Joshua Katz: "Cancellation and Its Discontents" Webinar
Nov. 12, 2020, 6 p.m. Online only. Free and open to the public. Registration required.
Part of the Benson Center's 2020-21 "The Canceled" lecture series.
the Series
In recent months, social coercion has become a more effective means of restricting political speech than legal coercion. Opinions that were once common are now anathema, and campaigns to de-platform or even “cancel” proponents of these opinions are increasingly frequent. These attempts at "cancellation" are not merely fair-minded criticism. Rather, they involve efforts to punish those with heterodox views by banishing them from social media, pressuring their employers to fire them, harassing them in public, or threatening their families. These new methods of social coercion have curtailed the range political views that can be expressed publicly without fear of social sanction. This series considers the implications of the new cancel culture, the norms it imposes on thought and expression, and the conformism it attempts to compel.
the Speaker
Joshua T. Katz is Cotsen Professor in the Humanities and Professor of Classics at Princeton University, where he is also a member of the Programs in Linguistics, Teacher Preparation, and Translation & Intercultural Communities, and a faculty associate of the James Madison Program in American Ideals and Institutions. The holder of degrees from Yale (BA), Oxford (MPhil), and Harvard (PhD), Katz has taught at Princeton since 1998 and is the recipient of numerous awards for both his teaching and his scholarship on languages, literatures, and cultures from about 6000 years ago to the present.
the Lecture
Statement by Joshua T. Katz, Princeton University
It is difficult and surely wrong for me to complain about my position in the world: I am a tenured faculty member at a prestigious university and I live a highly privileged life—as do all my colleagues at Princeton. Nevertheless, this past summer I experienced what can only be described as “cancellation,” with colleagues, “friends,” and former students turning against me from one day to the next. My sin? To have objected, in terms I still believe were warranted, to a laundry list of demands, some of them illegal or, in my view, immoral. The story of my survival will, I hope, serve as a lesson for others. I intend in the course of the evening to explain how it is that a frankly ordinary “library rat” of a professor with little interest in the spotlight became newsworthy. Above all, I wish to encourage other teachers to join me in pushing back, painful though the short-term consequences are likely to be, against the tidal wave of illiberalism that is threatening to undermine America’s institutions, educational and otherwise.

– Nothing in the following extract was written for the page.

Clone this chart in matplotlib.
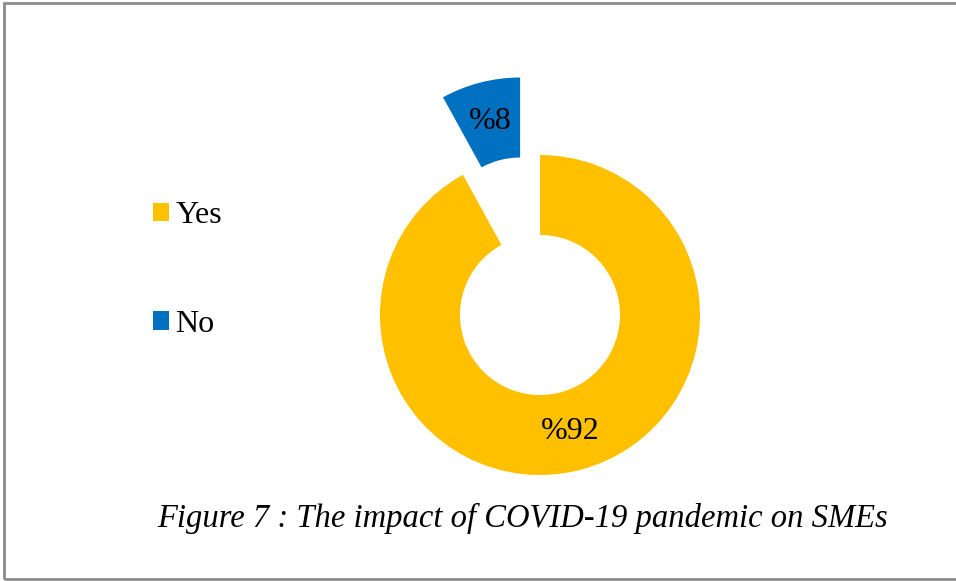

Read Professor Katz's and on his cancellation experience.
the Moderator
Benson Center associate faculty director Shilo Brooks received his PhD in political science from Boston College, and his BA in liberal arts from the Great Books Program at St. John's College, Annapolis. Brooks is faculty director of the Engineering Leadership Program and senior instructor in the Engineering Management Program in the College of Engineering and Applied Science, and holds a courtesy appointment in the Herbst Program for Engineering, Ethics and Society.